1. Advanced Consultative Selling

This goes hand-in-hand with the #1 factor separating sales winners from second-place finishers: educating buyers with new ideas and perspectives. Being seen as an authority, sharing thought leadership, and developing a trusted-advisor relationship are great ways to differentiate yourself and inspire buyers to come to you.

Top Performers are 1.9x more likely to excel at inspiring buyers to reach out for ideas and advice.

2. Focus

Today’s work environment is oversaturated with distractions and demands, but the best sellers don’t let this derail them from their goals. Top Performers are 73% more likely than The Rest to focus on their own agenda and not get derailed by others.

Smart sellers don’t waste time. They say no to:

  • Meetings they could be briefed on later or by email
  • Repeated status updates
  • Taking over a project they don’t own
  • Talking to unqualified prospects

3. Sales Coaching

Fifty percent of Top Performers strongly agree managers motivate sellers for high productivity

and performance.

This is the #1 skill of sales managers according to top-performing sellers, and the greatest difference between Top-Performing Sales Managers and other sales managers.

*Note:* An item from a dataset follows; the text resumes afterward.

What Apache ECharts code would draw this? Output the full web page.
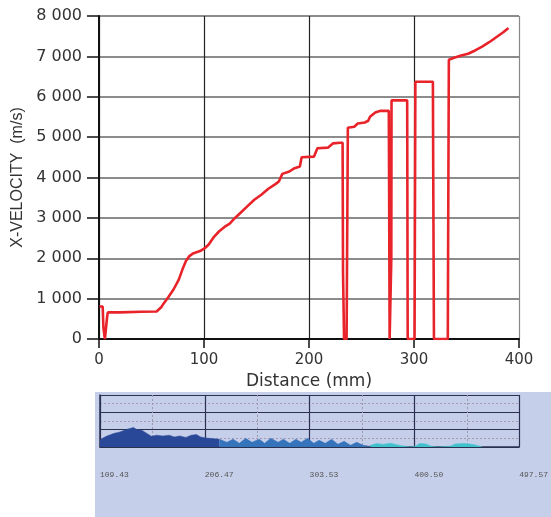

It’s also critical that sales managers themselves are highly productive to drive their own success and inspire their teams to be highly motivated for productivity and performance.

4. Productive Habits

Top Performers are 1.7x more likely to change their habits when needed to improve results.

But changing habits can be tough.

To help, use the framework, “When I, Then I. Will I?” For example, “When I log on in the morning, then I will send five prospecting emails.” You call attention to the trigger and then direct your attention to the productive habit.

By asking, “Will I?” you hold yourself accountable.

5. Account Growth

It costs more to acquire a new customer than to retain an existing one. One of the biggest opportunities for top-line growth is in finding and capitalizing on cross-selling and up-selling opportunities. But there are some big hurdles for teams to overcome.

Most sellers:

· Don’t know enough about the other offerings in their organization.

· Don’t see the additional opportunities.

· Don’t trust other areas of the organization or are territorial about their accounts.

· Don’t bring their internal teams together to explore ways to add value.

· Don’t have the facilitation skills to fully explore the value they can offer clients.

Top Performers are 65% more likely to excel at cross-selling and up-selling, but there’s work to be done for all sellers.

6. Sales Presentations

Eighty percent of buyers say sellers lack presentation skills.

Leading persuasive proposal presentations is a final step to winning the sale. While the presentation itself is important, preparation ahead of time is essential to ensure you hit the mark.

Some things you’ll want to do ahead of time include:

· Know who will be involved on your team and the buyer’s

· Do your research on the buyer team that will be present

· Involve everyone on your team and the buyer’s

· Find out who your competitors are and when their presentations are happening

7. Referrals

Top Performers are 1.6x more likely to excel at getting referrals from buyers and other relationships.

· Many sellers are uncomfortable asking for referrals. Here are some ideas to help you get your referral engine started…

· Update your LinkedIn profile and stay engaged with your contacts

· Give referrals to contacts in your network.

· Provide valuable content your referral sources can share with their networks.

· Ask for a referral!

8. Relationship Building

Building strong, long-term relationships with buyers leads to repeat business, account growth, increased referrals, and greater revenue and margin.

But in a hybrid world, it can be difficult to build rapport in traditional ways. Start by:

· Reserving time at the beginning of calls for rapport-building.

· Joining the call a few minutes early.

· Going beyond sharing names/roles.

· Coming armed with rapport-building questions.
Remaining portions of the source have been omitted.